We appreciate your attention and feedback. The objectives and processes of our first stage (the DRA module) and the Query Decomposition RAG method (QD-RAG) are fundamentally distinct:
(1) The DRA module decouples a query into multiple distinct components (at the word or phrase level) based on lexical diversity, making it suitable for both single-hop and multi-hop questions. In contrast, QD-RAG primarily focuses on splitting multi-hop questions into multiple sub-queries.
(2) The QD-RAG method does not account for lexical diversity, which limits its ability to address the challenges of inaccurate relevance assessment caused by diverse lexical expressions.
(3) The DRA module can be combined with query decomposition methods, enabling fine-grained decoupling and relevance evaluation of different components within each decomposed sub-query, thus enhancing overall performance.
The comparison of CRC and normal LLM + Ranker
(Weakness 2) For the second stage, CRC, how about this process compared to a normal LLM + Ranker? They share the same function. The improvement gain of CRC in Table 3 is marginal.
Thank you for your suggestions. The functionality of the CRC module differs from that of LLM+Ranker. While LLM+Ranker is used to re-rank retrieved documents, CRC mitigates the influence of irrelevant noise during model inference by constructing reference documents.
In addition, our overall approach is distinctly different from LLM+Ranker. Our method uniquely incorporates the impact of lexical diversity, enabling finer-grained relevance assessments. In contrast, LLM+Ranker relies solely on the overall query semantics, overlooking the influence of lexical diversity. In Appendix C, we present a performance comparison between our approach and methods combining LLM with various rankers.

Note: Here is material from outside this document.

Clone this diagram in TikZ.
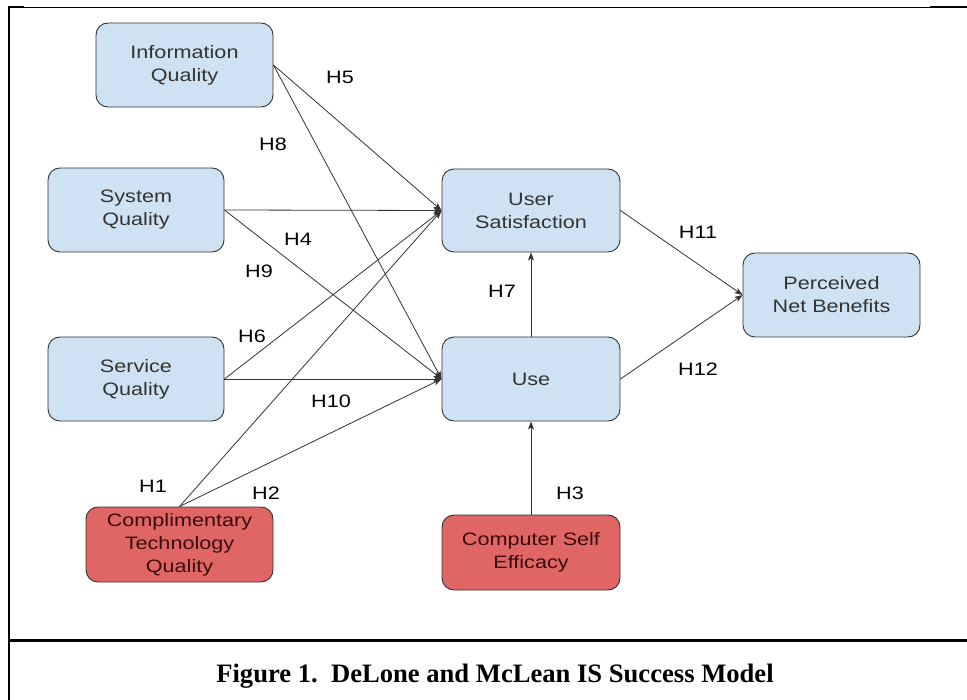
\documentclass[tikz,border=0pt]{standalone}
\usepackage{fontspec}
\setmainfont{Liberation Sans}
\newfontfamily\diagfont[FakeStretch=1.2]{Liberation Sans}
\newfontfamily\capfont{Liberation Serif}
\usetikzlibrary{arrows.meta}
\definecolor{boxblue}{HTML}{CFE2F3}
\definecolor{boxred}{HTML}{E06666}
\definecolor{edgegray}{HTML}{333333}
\definecolor{redtext}{HTML}{3A0A0A}
\begin{document}
\begin{tikzpicture}[x=1pt,y=-1pt,
  box/.style={draw=edgegray, line width=0.9pt, rounded corners=12pt, inner sep=0pt,
    align=center, font=\diagfont\fontsize{18}{23}\selectfont},
  bluebox/.style={box, fill=boxblue, text=edgegray},
  redbox/.style={box, fill=boxred, text=redtext},
  hyp/.style={font=\diagfont\fontsize{18}{23}\selectfont, text=black, inner sep=0pt},
  link/.style={draw=edgegray, line width=0.8pt, -{Stealth[length=8pt,width=6pt,inset=2pt]}}
]
\useasboundingbox (0,0) rectangle (967,700);
% frame
\draw[line width=0.9pt] (9,7) -- (967,7);
\draw[line width=2.5pt] (9,7) -- (24,7);
\draw[line width=2.5pt] (930,7) -- (967,7);
\draw[line width=2.5pt] (9,6) -- (9,700);
\draw[line width=3pt] (9,640) -- (967,640);

% nodes
\node[bluebox, minimum width=177pt, minimum height=84pt] (iq) at (184.5,65) {Information\\Quality};
\node[bluebox, minimum width=176pt, minimum height=84pt] (sq) at (136,210) {System\\Quality};
\node[bluebox, minimum width=176pt, minimum height=84pt] (svq) at (136,379) {Service\\Quality};
\node[bluebox, minimum width=178pt, minimum height=83pt] (us) at (531,210.5) {User\\Satisfaction};
\node[bluebox, minimum width=178pt, minimum height=84pt] (use) at (531,379) {Use};
\node[bluebox, minimum width=177pt, minimum height=84pt] (pnb) at (831.5,295) {Perceived\\Net Benefits};
\node[redbox, minimum width=187pt, minimum height=75pt] (ctq) at (179.5,544.5) {Complimentary\\Technology\\Quality};
\node[redbox, minimum width=178pt, minimum height=75pt] (cse) at (531,552.5) {Computer Self\\Efficacy};

% connectors
\draw[link] (iq.east) -- (us.west);
\draw[link] (iq.east) -- (use.west);
\draw[link] (sq.east) -- (us.west);
\draw[link] (sq.east) -- (use.west);
\draw[link] (svq.east) -- (us.west);
\draw[link] (svq.east) -- (use.west);
\draw[link] (ctq.north) -- (us.west);
\draw[link] (ctq.north) -- (use.west);
\draw[link] (use.north) -- (us.south);
\draw[link] (cse.north) -- (use.south);
\draw[link] (us.east) -- (pnb.west);
\draw[link] (use.east) -- (pnb.west);

% labels
\node[hyp] (h5) at (340,77) {H5};
\node[hyp] (h8) at (273,144) {H8};
\node[hyp] (h4) at (298,239) {H4};
\node[hyp] (h9) at (259,271) {H9};
\node[hyp] (h6) at (252,336) {H6};
\node[hyp] (h10) at (331,401) {H10};
\node[hyp] (h1) at (153,486) {H1};
\node[hyp] (h2) at (266,493) {H2};
\node[hyp] (h7) at (502,291) {H7};
\node[hyp] (h11) at (698,232) {H11};
\node[hyp] (h12) at (698,369) {H12};
\node[hyp] (h3) at (570,493) {H3};

% caption
\node[font=\capfont\bfseries\fontsize{26.6}{30}\selectfont, inner sep=0pt, anchor=base] (cap) at (495,682) {Figure 1.\ \ DeLone and McLean IS Success Model};
\end{tikzpicture}
\end{document}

Additionally, although CRC alone provides limited performance improvement as shown in Table 3, combining it with DRA leads to further performance gains. On the PopQA dataset, CRC+DRA achieves a significant 4.5% increase in accuracy compared to DRA alone. This improvement is due to CRC's ability to construct reference input by selecting retrieved documents that share some similarity with the query but are actually irrelevant. This effectively simulates the presence of strong distracting irrelevant information within the retrieved documents, thereby mitigating its impact through contrastive decoding.
Thanks for your response. I prefer to maintain my score.
Thanks for your feedback! We're grateful for your constructive comments. We'd be glad to have more discussions in case you have additional questions and suggestions.
We thank all the reviewers for their thoughtful and valuable feedback! We have conducted additional experiments and revised the paper based on the reviews. We highlighted all changes in red. We also included more results and analysis to make the paper more comprehensive. For ease of reading, we have appended the Appendix, which was previously included in the Supplementary Material, to the end of the main text.
Below is a summary of the main changes. Please let us know if you have further questions.
| Change | Section | Related Reviewers |
| Analysis of lexical diversity | Appendix E | Reviewer af8N |
| More analysis of generalization | Appendix C | Reviewer af8N, Reviewer CJVL |
| Analysis of efficiency | Appendix C | Reviewer eYsj, Reviewer CJVL |
| Analysis of training data | Appendix D | Reviewer eYsj, Reviewer CJVL |
| Add more details of experimental setup | Section 4.1 and Appendix C | Reviewer CJVL |
| Analysis of individual components within DRA | Appendix C | Reviewer CJVL |
I have read and agree with the venue's withdrawal policy on behalf of myself and my co-authors.